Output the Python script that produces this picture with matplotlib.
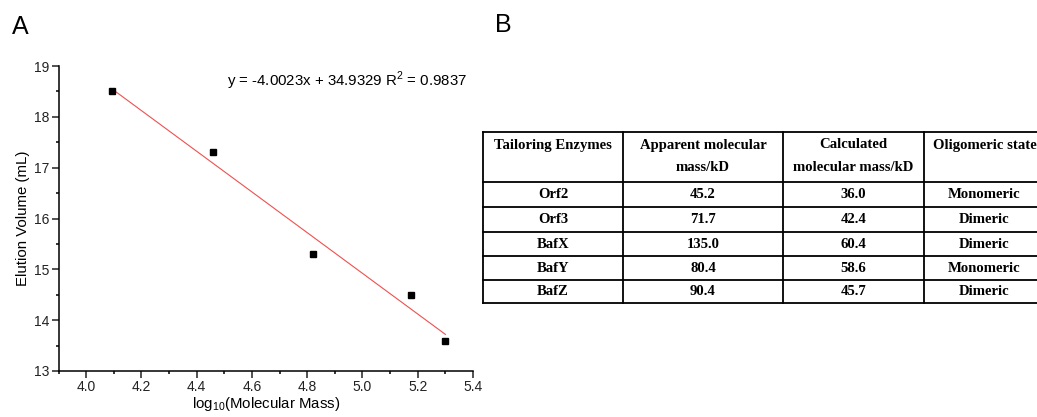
import matplotlib
matplotlib.use("Agg")
import matplotlib.pyplot as plt
from matplotlib.ticker import MultipleLocator
import numpy as np

# ---- data ----
log_mass = [4.095, 4.46, 4.82, 5.175, 5.30]
elution_volume = [18.5, 17.3, 15.3, 14.5, 13.6]
slope = -4.0023
intercept = 34.9329
r2 = 0.9837
x_ticks = [4.0, 4.2, 4.4, 4.6, 4.8, 5.0, 5.2, 5.4]
y_ticks = [13, 14, 15, 16, 17, 18, 19]

table_header = ["Tailoring Enzymes", "Apparent molecular\nmass/kD",
                "Calculated\nmolecular mass/kD", "Oligomeric state"]
enzymes = ["Orf2", "Orf3", "BafX", "BafY", "BafZ"]
apparent_mass = ["45.2", "71.7", "135.0", "80.4", "90.4"]
calculated_mass = ["36.0", "42.4", "60.4", "58.6", "45.7"]
oligomeric_state = ["Monomeric", "Dimeric", "Dimeric", "Monomeric", "Dimeric"]

plt.rcParams["font.family"] = ["Liberation Sans", "DejaVu Sans"]
plt.rcParams["mathtext.fontset"] = "custom"
plt.rcParams["mathtext.rm"] = "Liberation Sans"

W, H = 1037, 417
fig = plt.figure(figsize=(W / 100, H / 100), dpi=100)

# ---- panel A ----
ax = fig.add_axes([58.5 / W, 1 - 371 / H, (473 - 58.5) / W, (371 - 66) / H])
ax.plot(log_mass, elution_volume, linestyle="none", marker="s", ms=5,
        color="black", zorder=3)
xf = np.array([min(log_mass), max(log_mass)])
ax.plot(xf, slope * xf + intercept, color="#f05050", lw=0.8, zorder=2)
ax.set_xlim(3.9, 5.4)
ax.set_ylim(13, 19)
ax.set_xticks(x_ticks)
ax.set_xticklabels([f"{v:.1f}" for v in x_ticks])
ax.set_yticks(y_ticks)
ax.xaxis.set_minor_locator(MultipleLocator(0.1))
ax.yaxis.set_minor_locator(MultipleLocator(0.5))
for s in ["top", "right"]:
    ax.spines[s].set_visible(False)
for s in ["left", "bottom"]:
    ax.spines[s].set_linewidth(1.1)
ax.tick_params(which="major", direction="out", length=5, width=1.1,
               labelsize=10, colors="#222222", pad=1.5)
ax.tick_params(which="minor", direction="out", length=2.5, width=1.1)
ax.set_xlabel("log$_{10}$(Molecular Mass)", fontsize=10.8, labelpad=1)
ax.set_ylabel("Elution Volume (mL)", fontsize=10.8, labelpad=3)
ax.text(0.985, 0.95,
        f"y = {slope:.4f}x + {intercept:.4f} R$^2$ = {r2:.4f}",
        transform=ax.transAxes, ha="right", va="center", fontsize=10.8)

# ---- panel labels ----
fig.text(12 / W, 1 - 27 / H, "A", fontsize=18, va="center", ha="left")
fig.text(495 / W, 1 - 25 / H, "B", fontsize=18, va="center", ha="left")

# ---- panel B (table) ----
tax = fig.add_axes([0, 0, 1, 1])
tax.set_xlim(0, W)
tax.set_ylim(H, 0)
tax.axis("off")
col_edges = [483, 623, 783, 924, 1050]
row_edges = [132, 182, 207, 232, 256, 280, 303]
for x in col_edges:
    tax.plot([x, x], [row_edges[0], row_edges[-1]], color="black", lw=1.3,
             solid_capstyle="projecting")
for y in row_edges:
    tax.plot([col_edges[0], col_edges[-1]], [y, y], color="black", lw=1.3,
             solid_capstyle="projecting")
font = dict(family=["Liberation Serif", "DejaVu Serif"], fontweight="bold",
            fontsize=10.6)
col_centers = [(col_edges[j] + col_edges[j + 1]) / 2 for j in range(3)] + [984]
for j, txt in enumerate(table_header):
    cx = col_centers[j]
    lines = txt.split("\n")
    for k, line in enumerate(lines):
        tax.text(cx if j < 3 else 933, 145 + 22 * k, line,
                 ha="center" if j < 3 else "left", va="center", **font)
columns = [enzymes, apparent_mass, calculated_mass, oligomeric_state]
for j, col in enumerate(columns):
    cx = col_centers[j]
    for i, txt in enumerate(col):
        cy = (row_edges[i + 1] + row_edges[i + 2]) / 2
        tax.text(cx, cy, txt, ha="center", va="center", **font)

fig.savefig("out.png", dpi=100)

· · ·

▶ _YOUR GOAL_:
Quote, please, every line of the material above from its start through the line that has "fig = plt.figure(figsize=(W", reproducing the words exactly and dropping any images.

▶ _ANSWER_:
Output the Python script that produces this picture with matplotlib.
import matplotlib
matplotlib.use("Agg")
import matplotlib.pyplot as plt
from matplotlib.ticker import MultipleLocator
import numpy as np

# ---- data ----
log_mass = [4.095, 4.46, 4.82, 5.175, 5.30]
elution_volume = [18.5, 17.3, 15.3, 14.5, 13.6]
slope = -4.0023
intercept = 34.9329
r2 = 0.9837
x_ticks = [4.0, 4.2, 4.4, 4.6, 4.8, 5.0, 5.2, 5.4]
y_ticks = [13, 14, 15, 16, 17, 18, 19]

table_header = ["Tailoring Enzymes", "Apparent molecular\nmass/kD",
                "Calculated\nmolecular mass/kD", "Oligomeric state"]
enzymes = ["Orf2", "Orf3", "BafX", "BafY", "BafZ"]
apparent_mass = ["45.2", "71.7", "135.0", "80.4", "90.4"]
calculated_mass = ["36.0", "42.4", "60.4", "58.6", "45.7"]
oligomeric_state = ["Monomeric", "Dimeric", "Dimeric", "Monomeric", "Dimeric"]

plt.rcParams["font.family"] = ["Liberation Sans", "DejaVu Sans"]
plt.rcParams["mathtext.fontset"] = "custom"
plt.rcParams["mathtext.rm"] = "Liberation Sans"

W, H = 1037, 417
fig = plt.figure(figsize=(W / 100, H / 100), dpi=100)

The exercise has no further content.